Kyle Ellison hasn’t worn pink since Cam left the Roc.
We’re now ten months into 2014 and the only Cash Money record you can buy in stores is the ironically titled Young Money compilation, Rise of an Empire. Tha Carter V is missing in action, The Pinkprint has been pushed back again and Tyga is being kept in captivity despite managing to convince Kanye to executive produce his album. Meanwhile, Busta parted ways with the label this summer and Mystikal joined him shortly after, leaving DJ Khaled, Euro and Limp Bizkit to hold the fort. Where art thou Gudda Gudda?
Sure enough, it was left to Sir Francis Drake to plug the holes in the sinking ship, but the three songs he dripped onto the internet last week had all the consistency of a raspberry liqueur. You may like raspberry liqueur, but it’s not much good for mending a leaky boat. Nicki Minaj’s “Only”, then, is the sound of the reinforcements being summoned. Wayne and Aubrey are here to complete rap’s most bankable trio and they’ve brought Chris Brown along for the ride as well – a man who could seemingly urinate gleefully into the expectant faces of his fanbase and continue to sell records by the metric ton. The song was produced by Dr Luke, whose medical credentials I’ve long since begun to doubt, but who remains a reliable hitmaker of mostly tedious hits.
Like the two before it, Nicki’s third Pinkprint single feels hopelessly cynical. “Pills and Potions” was an audaciously transparent bit of product placement barely disguised under a belting Katy Perry-like hook. “Anaconda”, whatever you make of its politics, saw Nicki’s focus so fiercely concentrated on spawning viral #content that she forgot to write a likeable song. Now there’s “Only”, which again fails to amount to a rap song you’d actually want to listen to, trading instead on the megalomaniacal notion that listeners are dying for the scoop on a Young Money ménage à trois. It’s everything you hated about playing ‘I Have Never’, except I’m not even drunk and Drake is in the room staring intensely at Nicki’s tits.

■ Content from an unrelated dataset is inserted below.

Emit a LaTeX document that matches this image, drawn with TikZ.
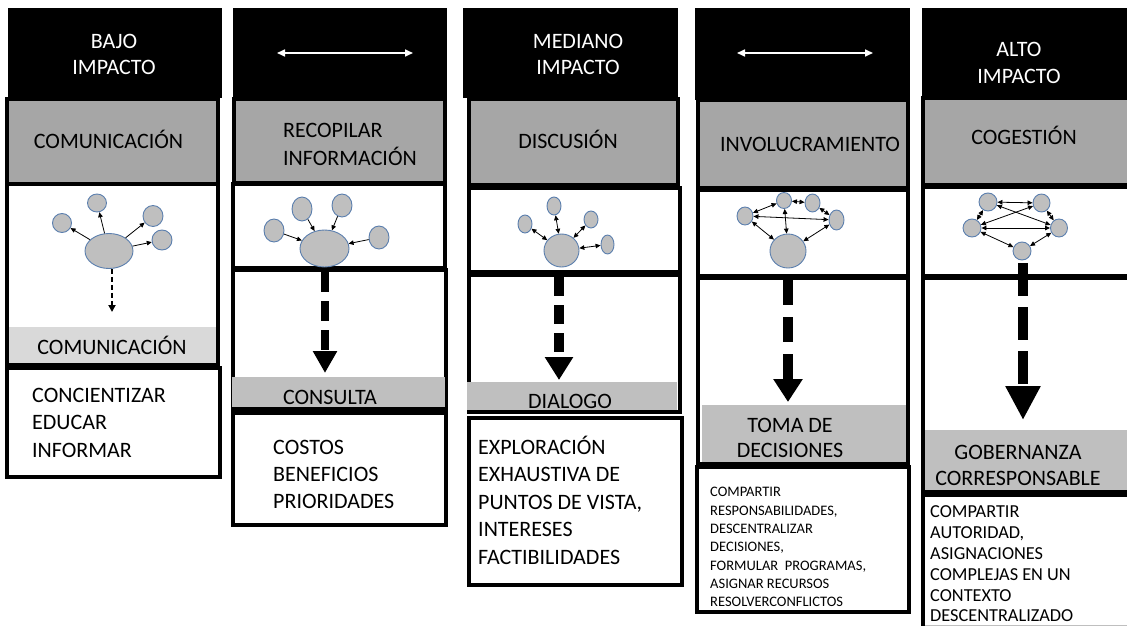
\documentclass[tikz,border=0pt]{standalone}
\usepackage{fontspec}
\setmainfont{Carlito}
\usetikzlibrary{arrows.meta,shapes.geometric}
\definecolor{hdrgray}{HTML}{A6A6A6}
\definecolor{bandgray}{HTML}{BFBFBF}
\definecolor{lightband}{HTML}{D9D9D9}
\definecolor{bubfill}{HTML}{BFBFBF}
\definecolor{bubline}{HTML}{5B7FAE}
\begin{document}
\begin{tikzpicture}[x=1pt,y=-1pt,
  box/.style={draw=black,line width=3.5pt},
  hdr/.style={fill=black},
  hdrtxt/.style={text=white,inner sep=0pt,align=center,font=\fontsize{22}{26}\selectfont},
  txt/.style={text=black,inner sep=0pt,font=\fontsize{22}{27}\selectfont},
  bub/.style={ellipse,draw=bubline,fill=bubfill,line width=0.9pt,inner sep=0pt},
  ar/.style={line width=0.8pt,-{Triangle[length=5pt,width=4.5pt]}},
  bar/.style={line width=0.8pt,{Triangle[length=5pt,width=4.5pt]}-{Triangle[length=5pt,width=4.5pt]}},
  harr/.style={draw=white,line width=1.6pt,{Triangle[length=8pt,width=7pt]}-{Triangle[length=8pt,width=7pt]}}
]
\useasboundingbox (0,0) rectangle (1127,626);
\clip (0,0) rectangle (1127,626);

% ================= Column 1 =================
\fill[hdr] (8,8) rectangle (222,98);
\node[hdrtxt,anchor=north] (h1) at (114,29.8) {\strut BAJO\\IMPACTO};
\draw[box,fill=hdrgray] (7,99) rectangle (218,184);
\node[txt,anchor=base] (g1) at (108.5,148) {COMUNICACIÓN};
\fill[white] (7,184) rectangle (218,365);
\fill[lightband] (7,327) rectangle (216,363);
\draw[box] (7,184) rectangle (218,365);
\node[txt,anchor=base] (b1) at (112,354) {COMUNICACIÓN};
\draw[box] (7,368) rectangle (220,477);
\node[txt,anchor=north west,align=left,font=\fontsize{22}{27.5}\selectfont] (t1) at (32,382.75) {\strut CONCIENTIZAR\\EDUCAR\\INFORMAR};
% diagram 1
\node[bub,minimum width=48pt,minimum height=35pt] (c1big) at (109,251) {};
\node[bub,minimum width=19pt,minimum height=19pt] (c1a) at (62,223) {};
\node[bub,minimum width=19pt,minimum height=18pt] (c1b) at (97,203) {};
\node[bub,minimum width=20pt,minimum height=21pt] (c1c) at (153,216) {};
\node[bub,minimum width=20pt,minimum height=20pt] (c1d) at (162,240) {};
\draw[ar] (c1big) -- (c1a);
\draw[ar] (c1big) -- (c1b);
\draw[ar] (c1big) -- (c1c);
\draw[ar] (c1big) -- (c1d);
\coordinate (c1tip) at (112,312);
\draw[line width=2pt,dash pattern=on 5pt off 3pt,-{Triangle[length=7pt,width=7pt]}] (c1big.south -| c1tip) -- (c1tip);

% ================= Column 2 =================
\fill[hdr] (233,8) rectangle (447,98);
\coordinate (a2l) at (277,53);
\coordinate (a2r) at (413,53);
\draw[harr] (a2l) -- (a2r);
\draw[box,fill=hdrgray] (234,99) rectangle (445,183);
\node[txt,anchor=north west,align=left,font=\fontsize{22}{28}\selectfont] (g2) at (283,117.4) {\strut RECOPILAR\\INFORMACIÓN};
\draw[box,fill=white] (233,184) rectangle (445,268);
\fill[white] (233,270) rectangle (446,409);
\draw[box] (233,270) rectangle (446,409);
\fill[bandgray] (232,377) rectangle (445,407);
\draw[line width=3.5pt] (233,409) -- (446,409);
\node[txt,anchor=base] (b2) at (330,404) {CONSULTA};
\draw[box] (233,413) rectangle (446,525);
\node[txt,anchor=north west,align=left,font=\fontsize{22}{27}\selectfont] (t2) at (273,435.1) {\strut COSTOS\\BENEFICIOS\\PRIORIDADES};
% diagram 2
\node[bub,minimum width=49pt,minimum height=37pt] (c2big) at (324.5,248.5) {};
\node[bub,minimum width=20pt,minimum height=23pt] (c2a) at (274,230.5) {};
\node[bub,minimum width=20pt,minimum height=24pt] (c2b) at (302,209) {};
\node[bub,minimum width=20pt,minimum height=23pt] (c2c) at (342,205.5) {};
\node[bub,minimum width=20pt,minimum height=23pt] (c2d) at (379,237.5) {};
\draw[ar] (c2a) -- (c2big);
\draw[ar] (c2b) -- (c2big);
\draw[ar] (c2c) -- (c2big);
\draw[ar] (c2d) -- (c2big);
\coordinate (d2s) at (325,272);
\coordinate (d2e) at (325,373);
\draw[line width=8pt,dash pattern=on 20pt off 9pt,-{Triangle[length=22pt,width=23pt]}] (d2s) -- (d2e);

% ================= Column 3 =================
\fill[hdr] (463,8) rectangle (678,98);
\node[hdrtxt,anchor=north] (h3) at (578,29.8) {\strut MEDIANO\\IMPACTO};
\draw[box,fill=hdrgray] (469,99) rectangle (678,185);
\node[txt,anchor=base] (g3) at (568,148) {DISCUSIÓN};
\draw[box,fill=white] (469,188) rectangle (680,272);
\fill[white] (469,275) rectangle (680,412);
\draw[box] (469,275) rectangle (680,412);
\fill[bandgray] (467,382) rectangle (677,410);
\draw[line width=3.5pt] (469,412) -- (680,412);
\node[txt,anchor=base] (b3) at (570,408) {DIALOGO};
\draw[box] (469,418) rectangle (682,585);
\node[txt,anchor=north west,align=left,font=\fontsize{22}{27.5}\selectfont] (t3) at (478,434.75) {\strut EXPLORACIÓN\\EXHAUSTIVA DE\\PUNTOS DE VISTA,\\INTERESES\\FACTIBILIDADES};
% diagram 3
\node[bub,minimum width=35pt,minimum height=33pt] (c3big) at (561.5,250.5) {};
\node[bub,minimum width=14pt,minimum height=18pt] (c3a) at (525,224) {};
\node[bub,minimum width=14pt,minimum height=18pt] (c3b) at (554,206) {};
\node[bub,minimum width=14pt,minimum height=17pt] (c3c) at (591,219.5) {};
\node[bub,minimum width=13pt,minimum height=19pt] (c3d) at (607.5,244.5) {};
\draw[bar] (c3big) -- (c3a);
\draw[bar] (c3big) -- (c3b);
\draw[bar] (c3big) -- (c3c);
\draw[bar] (c3big) -- (c3d);
\coordinate (d3s) at (559,277);
\coordinate (d3e) at (559,380);
\draw[line width=10pt,dash pattern=on 19pt off 9pt,-{Triangle[length=23pt,width=27pt]}] (d3s) -- (d3e);

% ================= Column 4 =================
\fill[hdr] (695,8) rectangle (910,100);
\coordinate (a4l) at (737,53);
\coordinate (a4r) at (873,53);
\draw[harr] (a4l) -- (a4r);
\draw[box,fill=hdrgray] (698,100) rectangle (908,188);
\node[txt,anchor=base] (g4) at (810,151) {INVOLUCRAMIENTO};
\draw[box,fill=white] (698,190) rectangle (908,276);
\fill[white] (698,278) rectangle (908,464);
\fill[bandgray] (702,405) rectangle (908,462);
\draw[box] (698,278) rectangle (908,464);
\node[txt,anchor=north,align=center,font=\fontsize{22}{25}\selectfont] (b4) at (790,414.5) {\strut TOMA DE\\DECISIONES};
\draw[box] (697,467) rectangle (909,612);
\node[txt,anchor=north west,align=left,font=\fontsize{14.5}{18.3}\selectfont] (t4) at (710,483.8) {\strut COMPARTIR\\RESPONSABILIDADES,\\DESCENTRALIZAR\\DECISIONES,\\FORMULAR\ \ PROGRAMAS,\\ASIGNAR RECURSOS\\RESOLVERCONFLICTOS};
% diagram 4
\node[bub,minimum width=36pt,minimum height=34pt] (c4big) at (788,251) {};
\node[bub,minimum width=16pt,minimum height=18pt] (c4a) at (745,216) {};
\node[bub,minimum width=15pt,minimum height=16pt] (c4b) at (784,200.5) {};
\node[bub,minimum width=15pt,minimum height=18pt] (c4c) at (812.5,203) {};
\node[bub,minimum width=15pt,minimum height=20pt] (c4d) at (836.5,220) {};
\draw[bar] (c4a) -- (c4b);
\draw[bar] (c4b) -- (c4c);
\draw[bar] (c4c) -- (c4d);
\draw[bar] (c4a) -- (c4d);
\draw[bar] (c4b) -- (c4big);
\draw[bar] (c4a) -- (c4big);
\draw[bar] (c4d) -- (c4big);
\coordinate (d4s) at (788,280);
\coordinate (d4e) at (788,402);
\draw[line width=10pt,dash pattern=on 25pt off 12pt,-{Triangle[length=23pt,width=28pt]}] (d4s) -- (d4e);

% ================= Column 5 =================
\fill[hdr] (922,8) rectangle (1135,98);
\node[hdrtxt,anchor=north,font=\fontsize{22}{27}\selectfont] (h5) at (1019,37.1) {\strut ALTO\\IMPACTO};
\draw[box,fill=hdrgray] (923,98) rectangle (1135,185);
\node[txt,anchor=base] (g5) at (1024,144) {COGESTIÓN};
\draw[box,fill=white] (923,187) rectangle (1135,276);
\fill[white] (923,278) rectangle (1135,492);
\fill[bandgray] (923,430) rectangle (1135,490);
\draw[box] (923,278) rectangle (1135,492);
\node[txt,anchor=north,align=center,font=\fontsize{22}{26}\selectfont] (b5) at (1018,441.3) {\strut GOBERNANZA\\CORRESPONSABLE};
\draw[box] (923,495) rectangle (1135,660);
\draw[line width=1pt,draw=black!25] (925,625) -- (1127,625);
\node[txt,anchor=north west,align=left,font=\fontsize{18.3}{20.8}\selectfont] (t5) at (930,503.2) {\strut COMPARTIR\\AUTORIDAD,\\ASIGNACIONES\\COMPLEJAS EN UN\\CONTEXTO\\DESCENTRALIZADO};
% diagram 5
\node[bub,minimum width=18pt,minimum height=18pt] (c5a) at (988,202) {};
\node[bub,minimum width=17pt,minimum height=18pt] (c5b) at (1041.5,203) {};
\node[bub,minimum width=18pt,minimum height=18pt] (c5c) at (972,228) {};
\node[bub,minimum width=17pt,minimum height=18pt] (c5d) at (1059,228) {};
\node[bub,minimum width=18pt,minimum height=18pt] (c5e) at (1022,251) {};
\draw[bar] (c5a) -- (c5b);
\draw[bar] (c5a) -- (c5c);
\draw[bar] (c5b) -- (c5d);
\draw[bar] (c5c) -- (c5d);
\draw[bar] (c5a) -- (c5d);
\draw[bar] (c5b) -- (c5c);
\draw[bar] (c5c) -- (c5e);
\draw[bar] (c5d) -- (c5e);
\coordinate (d5s) at (1023,263);
\coordinate (d5e) at (1023,420);
\draw[line width=10.5pt,dash pattern=on 33pt off 11pt,-{Triangle[length=34pt,width=33pt]}] (d5s) -- (d5e);
\end{tikzpicture}
\end{document}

It’s hard to see what’s in this narrative for Drake, who – like in the video for “Anaconda” – is left rooted to his chair like an awkward George Michael Bluth, lusting after the cousin he can’t have. His verse is uncomfortably frank, and his weird boasts of rejection are complete with a line about his sexual preference for BBW girls who he can take for linguine. To be fair, Wayne’s part in this bizarrely constructed love triangle is not much better, but his verse at least quickly goes off topic before disintegrating into loose wordplay and blind threats. Chris Brown, meanwhile, sings something on the hook. It doesn’t appear to be related.
For Nicki’s part, she does a good job of stealing the power away from rap’s male stars, but her verse also disappoints. Overly familiar lyrical ideas have now been rehashed to the point of frustration (“These girls are my sons, John and Kate plus Eight”), while other punchlines miss the mark entirely (“These hoes couldn’t test me even if their name was pop quiz”). Nicki has ditched the characters, voices and the plasticity, but she hasn’t replaced it with anything to win over rap purists. Dr Luke’s’s beat lumbers on, threatening to throw in the towel at every turn. Remove Nicki’s celebrity from the lyrics and what are you left with? “Only” wants to be seen as a response to the prying eye of the media, but it’s practically catnip for gossip columnists.
I’ve come to accept by now that there’s a portion of Nicki’s output not aimed at me, but the problem is that this song probably is. “Only” is certainly the closest of the album’s three singles to the rappity-rap Minaj promised at the top of the year, but with a concept this cringe-inducing and a beat this mind-blowingly boring it never stood a chance. As great as they were, “Lookin Ass” and “Yasss Bish” are beginning to look firmly like pre-album material, while The Pinkprint is worryingly now 0 for 3.